* **YOUR INSTRUCTIONS**
Output the material below unchanged, apart from leaving out the pictures.

* **SUPPLIED MATERIAL**
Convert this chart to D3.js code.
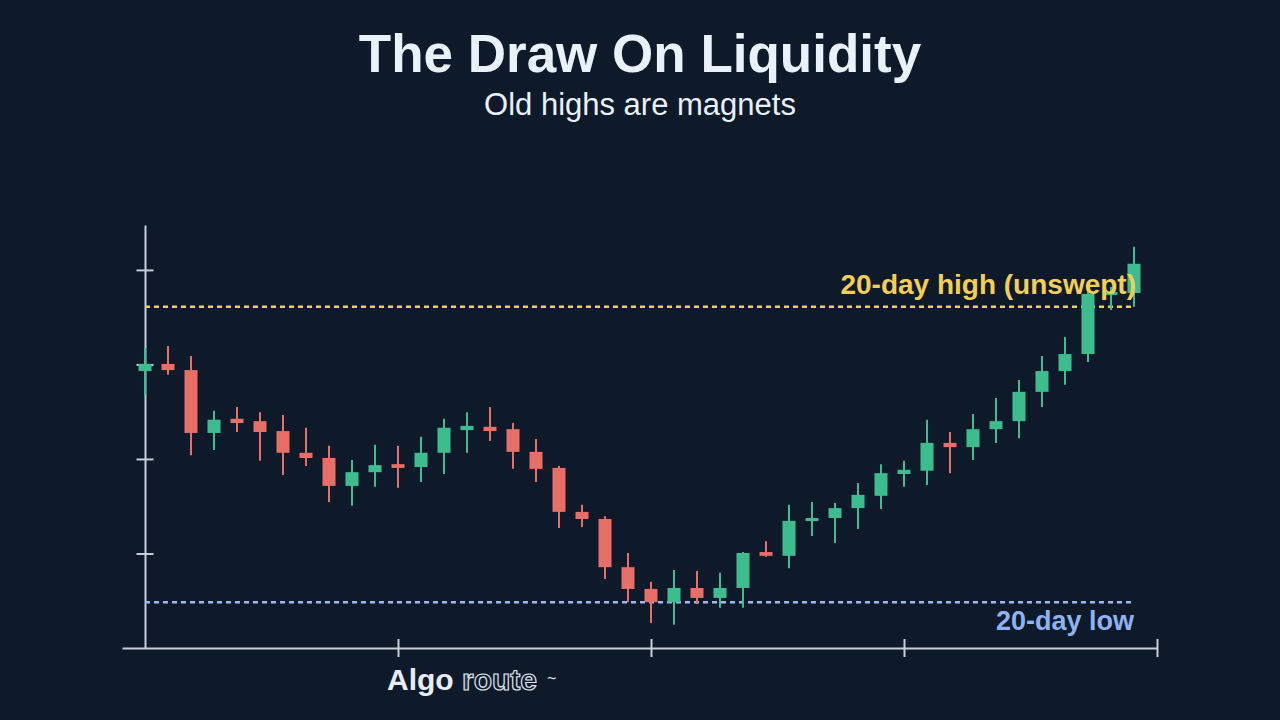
<!DOCTYPE html>
<html>
<head>
<meta charset="utf-8">
<script src="https://cdn.jsdelivr.net/npm/d3@7"></script>
<style>
    html, body { margin: 0; padding: 0; background: #0e1a2a; }
    svg { display: block; font-family: "Liberation Sans", Helvetica, Arial, sans-serif; }
</style>
</head>
<body>
<svg id="chart" width="1280" height="720"></svg>
<script>
// daily candles
const openVals = [101.86, 102.01, 101.88, 100.55, 100.85, 100.80, 100.59, 100.13, 100.02, 99.43, 99.72, 99.89, 99.83, 100.13, 100.61, 100.68, 100.63, 100.15, 99.81, 98.88, 98.73, 97.71, 97.25, 96.97, 97.27, 97.06, 97.27, 98.03, 97.95, 98.69, 98.75, 98.96, 99.22, 99.68, 99.75, 100.34, 100.25, 100.63, 100.80, 101.42, 101.86, 102.22, 103.47, 103.51];
const highVals = [102.35, 102.39, 102.18, 101.02, 101.10, 100.99, 100.93, 100.66, 100.28, 99.98, 100.30, 100.28, 100.47, 100.85, 100.99, 101.10, 100.76, 100.42, 99.85, 99.03, 98.79, 98.01, 97.40, 97.65, 97.63, 97.59, 98.03, 98.26, 99.03, 99.09, 99.07, 99.49, 99.89, 99.96, 100.83, 100.57, 100.95, 101.29, 101.67, 102.18, 102.58, 103.72, 103.64, 104.49];
const lowVals = [101.35, 101.78, 100.08, 100.19, 100.57, 99.96, 99.66, 99.85, 99.09, 99.01, 99.41, 99.39, 99.51, 99.68, 100.13, 100.38, 99.79, 99.51, 98.54, 98.56, 97.46, 96.97, 96.53, 96.49, 96.93, 96.85, 96.85, 97.93, 97.69, 98.37, 98.22, 98.52, 98.94, 99.41, 99.45, 99.70, 99.98, 100.34, 100.44, 101.10, 101.57, 102.05, 103.15, 103.22];
const closeVals = [102.01, 101.88, 100.55, 100.83, 100.76, 100.57, 100.13, 100.02, 99.43, 99.72, 99.87, 99.81, 100.13, 100.66, 100.70, 100.59, 100.15, 99.79, 98.88, 98.73, 97.71, 97.25, 96.97, 97.27, 97.06, 97.27, 98.01, 97.95, 98.69, 98.75, 98.96, 99.24, 99.70, 99.77, 100.34, 100.25, 100.63, 100.80, 101.42, 101.86, 102.22, 103.49, 103.53, 104.13];

// liquidity levels
const highLevel = 103.22;
const lowLevel = 96.97;
const highLabel = "20-day high (unswept)";
const lowLabel = "20-day low";

// axis ticks (no labels on this chart)
const yTicks = [98, 100, 102, 104];
const xTicks = [11, 22, 33, 44];

const titleText = "The Draw On Liquidity";
const subtitleText = "Old highs are magnets";

const candles = openVals.map((o, i) => ({
    i: i,
    open: o,
    high: highVals[i],
    low: lowVals[i],
    close: closeVals[i]
}));

const svg = d3.select("#chart");
const green = "#3dbd8d",
    red = "#e86e68",
    axisColor = "#c6ced9";

// scales
const x = d3.scaleLinear().domain([-1, 44]).range([122, 1157]);
const y = d3.scaleLinear().domain([96, 104.95]).range([648, 225]);

// title
svg.append("text")
    .attr("x", 640).attr("y", 72)
    .attr("text-anchor", "middle")
    .attr("font-size", 53).attr("font-weight", "bold")
    .attr("fill", "#e9f1fb")
    .text(titleText);

svg.append("text")
    .attr("x", 640).attr("y", 115)
    .attr("text-anchor", "middle")
    .attr("font-size", 31)
    .attr("fill", "#e9f1fb")
    .text(subtitleText);

// axes, ticks cross the line on both sides
const yAxis = svg.append("g")
    .attr("transform", `translate(${x(0)},0)`)
    .call(d3.axisLeft(y).tickValues(yTicks).tickFormat("").tickSizeOuter(0));
yAxis.selectAll(".tick line").attr("x1", -8.5).attr("x2", 8.5);

const xAxis = svg.append("g")
    .attr("transform", `translate(0,${y(96)})`)
    .call(d3.axisBottom(x).tickValues(xTicks).tickFormat("").tickSizeOuter(0));
xAxis.selectAll(".tick line").attr("y1", -9).attr("y2", 9);

svg.selectAll(".domain, .tick line")
    .attr("stroke", axisColor)
    .attr("stroke-width", 2);

// dotted level lines
svg.append("line")
    .attr("x1", x(0)).attr("x2", x(43))
    .attr("y1", y(highLevel)).attr("y2", y(highLevel))
    .attr("stroke", "#f3cf55").attr("stroke-width", 2.5)
    .attr("stroke-dasharray", "5,4");

svg.append("line")
    .attr("x1", x(0)).attr("x2", x(43))
    .attr("y1", y(lowLevel)).attr("y2", y(lowLevel))
    .attr("stroke", "#9ab8f2").attr("stroke-width", 2.5)
    .attr("stroke-dasharray", "5,4");

// candles
const bodyW = 13;
const g = svg.append("g")
    .selectAll("g")
    .data(candles)
    .enter()
    .append("g");

g.append("line")
    .attr("x1", d => x(d.i)).attr("x2", d => x(d.i))
    .attr("y1", d => y(d.high)).attr("y2", d => y(d.low))
    .attr("stroke", d => d.close >= d.open ? green : red)
    .attr("stroke-width", 2);

g.append("rect")
    .attr("x", d => x(d.i) - bodyW / 2)
    .attr("width", bodyW)
    .attr("y", d => y(Math.max(d.open, d.close)))
    .attr("height", d => Math.max(3, Math.abs(y(d.open) - y(d.close))))
    .attr("fill", d => d.close >= d.open ? green : red);

// level labels
svg.append("text")
    .attr("x", 1136).attr("y", 294)
    .attr("text-anchor", "end")
    .attr("font-size", 28).attr("font-weight", "bold")
    .attr("fill", "#f3cf55")
    .text(highLabel);

svg.append("text")
    .attr("x", 1134).attr("y", 630)
    .attr("text-anchor", "end")
    .attr("font-size", 27).attr("font-weight", "bold")
    .attr("fill", "#8fb2f2")
    .text(lowLabel);

// watermark
const grad = svg.append("defs").append("linearGradient")
    .attr("id", "routeFill")
    .attr("x1", "0%").attr("x2", "100%");
grad.append("stop").attr("offset", "0%").attr("stop-color", "#aab3c0");
grad.append("stop").attr("offset", "35%").attr("stop-color", "#6d7785");
grad.append("stop").attr("offset", "60%").attr("stop-color", "#0e1a2a");

const wm = svg.append("text")
    .attr("x", 387).attr("y", 690)
    .attr("font-size", 30).attr("font-weight", "bold");
wm.append("tspan").attr("fill", "#e6edf7").text("Algo ");
wm.append("tspan")
    .attr("fill", "url(#routeFill)")
    .attr("stroke", "#dfe6f0").attr("stroke-width", 1.2)
    .text("route");

svg.append("text")
    .attr("x", 547).attr("y", 684)
    .attr("font-size", 16)
    .attr("fill", "#dfe6f0")
    .text("~");
</script>
</body>
</html>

* **RESULT**
Convert this chart to D3.js code.
<!DOCTYPE html>
<html>
<head>
<meta charset="utf-8">
<script src="https://cdn.jsdelivr.net/npm/d3@7"></script>
<style>
    html, body { margin: 0; padding: 0; background: #0e1a2a; }
    svg { display: block; font-family: "Liberation Sans", Helvetica, Arial, sans-serif; }
</style>
</head>
<body>
<svg id="chart" width="1280" height="720"></svg>
<script>
// daily candles
const openVals = [101.86, 102.01, 101.88, 100.55, 100.85, 100.80, 100.59, 100.13, 100.02, 99.43, 99.72, 99.89, 99.83, 100.13, 100.61, 100.68, 100.63, 100.15, 99.81, 98.88, 98.73, 97.71, 97.25, 96.97, 97.27, 97.06, 97.27, 98.03, 97.95, 98.69, 98.75, 98.96, 99.22, 99.68, 99.75, 100.34, 100.25, 100.63, 100.80, 101.42, 101.86, 102.22, 103.47, 103.51];
const highVals = [102.35, 102.39, 102.18, 101.02, 101.10, 100.99, 100.93, 100.66, 100.28, 99.98, 100.30, 100.28, 100.47, 100.85, 100.99, 101.10, 100.76, 100.42, 99.85, 99.03, 98.79, 98.01, 97.40, 97.65, 97.63, 97.59, 98.03, 98.26, 99.03, 99.09, 99.07, 99.49, 99.89, 99.96, 100.83, 100.57, 100.95, 101.29, 101.67, 102.18, 102.58, 103.72, 103.64, 104.49];
const lowVals = [101.35, 101.78, 100.08, 100.19, 100.57, 99.96, 99.66, 99.85, 99.09, 99.01, 99.41, 99.39, 99.51, 99.68, 100.13, 100.38, 99.79, 99.51, 98.54, 98.56, 97.46, 96.97, 96.53, 96.49, 96.93, 96.85, 96.85, 97.93, 97.69, 98.37, 98.22, 98.52, 98.94, 99.41, 99.45, 99.70, 99.98, 100.34, 100.44, 101.10, 101.57, 102.05, 103.15, 103.22];
const closeVals = [102.01, 101.88, 100.55, 100.83, 100.76, 100.57, 100.13, 100.02, 99.43, 99.72, 99.87, 99.81, 100.13, 100.66, 100.70, 100.59, 100.15, 99.79, 98.88, 98.73, 97.71, 97.25, 96.97, 97.27, 97.06, 97.27, 98.01, 97.95, 98.69, 98.75, 98.96, 99.24, 99.70, 99.77, 100.34, 100.25, 100.63, 100.80, 101.42, 101.86, 102.22, 103.49, 103.53, 104.13];

// liquidity levels
const highLevel = 103.22;
const lowLevel = 96.97;
const highLabel = "20-day high (unswept)";
const lowLabel = "20-day low";

// axis ticks (no labels on this chart)
const yTicks = [98, 100, 102, 104];
const xTicks = [11, 22, 33, 44];

const titleText = "The Draw On Liquidity";
const subtitleText = "Old highs are magnets";

const candles = openVals.map((o, i) => ({
    i: i,
    open: o,
    high: highVals[i],
    low: lowVals[i],
    close: closeVals[i]
}));

const svg = d3.select("#chart");
const green = "#3dbd8d",
    red = "#e86e68",
    axisColor = "#c6ced9";

// scales
const x = d3.scaleLinear().domain([-1, 44]).range([122, 1157]);
const y = d3.scaleLinear().domain([96, 104.95]).range([648, 225]);

// title
svg.append("text")
    .attr("x", 640).attr("y", 72)
    .attr("text-anchor", "middle")
    .attr("font-size", 53).attr("font-weight", "bold")
    .attr("fill", "#e9f1fb")
    .text(titleText);

svg.append("text")
    .attr("x", 640).attr("y", 115)
    .attr("text-anchor", "middle")
    .attr("font-size", 31)
    .attr("fill", "#e9f1fb")
    .text(subtitleText);

// axes, ticks cross the line on both sides
const yAxis = svg.append("g")
    .attr("transform", `translate(${x(0)},0)`)
    .call(d3.axisLeft(y).tickValues(yTicks).tickFormat("").tickSizeOuter(0));
yAxis.selectAll(".tick line").attr("x1", -8.5).attr("x2", 8.5);

const xAxis = svg.append("g")
    .attr("transform", `translate(0,${y(96)})`)
    .call(d3.axisBottom(x).tickValues(xTicks).tickFormat("").tickSizeOuter(0));
xAxis.selectAll(".tick line").attr("y1", -9).attr("y2", 9);

svg.selectAll(".domain, .tick line")
    .attr("stroke", axisColor)
    .attr("stroke-width", 2);

// dotted level lines
svg.append("line")
    .attr("x1", x(0)).attr("x2", x(43))
    .attr("y1", y(highLevel)).attr("y2", y(highLevel))
    .attr("stroke", "#f3cf55").attr("stroke-width", 2.5)
    .attr("stroke-dasharray", "5,4");

svg.append("line")
    .attr("x1", x(0)).attr("x2", x(43))
    .attr("y1", y(lowLevel)).attr("y2", y(lowLevel))
    .attr("stroke", "#9ab8f2").attr("stroke-width", 2.5)
    .attr("stroke-dasharray", "5,4");

// candles
const bodyW = 13;
const g = svg.append("g")
    .selectAll("g")
    .data(candles)
    .enter()
    .append("g");

g.append("line")
    .attr("x1", d => x(d.i)).attr("x2", d => x(d.i))
    .attr("y1", d => y(d.high)).attr("y2", d => y(d.low))
    .attr("stroke", d => d.close >= d.open ? green : red)
    .attr("stroke-width", 2);

g.append("rect")
    .attr("x", d => x(d.i) - bodyW / 2)
    .attr("width", bodyW)
    .attr("y", d => y(Math.max(d.open, d.close)))
    .attr("height", d => Math.max(3, Math.abs(y(d.open) - y(d.close))))
    .attr("fill", d => d.close >= d.open ? green : red);

// level labels
svg.append("text")
    .attr("x", 1136).attr("y", 294)
    .attr("text-anchor", "end")
    .attr("font-size", 28).attr("font-weight", "bold")
    .attr("fill", "#f3cf55")
    .text(highLabel);

svg.append("text")
    .attr("x", 1134).attr("y", 630)
    .attr("text-anchor", "end")
    .attr("font-size", 27).attr("font-weight", "bold")
    .attr("fill", "#8fb2f2")
    .text(lowLabel);

// watermark
const grad = svg.append("defs").append("linearGradient")
    .attr("id", "routeFill")
    .attr("x1", "0%").attr("x2", "100%");
grad.append("stop").attr("offset", "0%").attr("stop-color", "#aab3c0");
grad.append("stop").attr("offset", "35%").attr("stop-color", "#6d7785");
grad.append("stop").attr("offset", "60%").attr("stop-color", "#0e1a2a");

const wm = svg.append("text")
    .attr("x", 387).attr("y", 690)
    .attr("font-size", 30).attr("font-weight", "bold");
wm.append("tspan").attr("fill", "#e6edf7").text("Algo ");
wm.append("tspan")
    .attr("fill", "url(#routeFill)")
    .attr("stroke", "#dfe6f0").attr("stroke-width", 1.2)
    .text("route");

svg.append("text")
    .attr("x", 547).attr("y", 684)
    .attr("font-size", 16)
    .attr("fill", "#dfe6f0")
    .text("~");
</script>
</body>
</html>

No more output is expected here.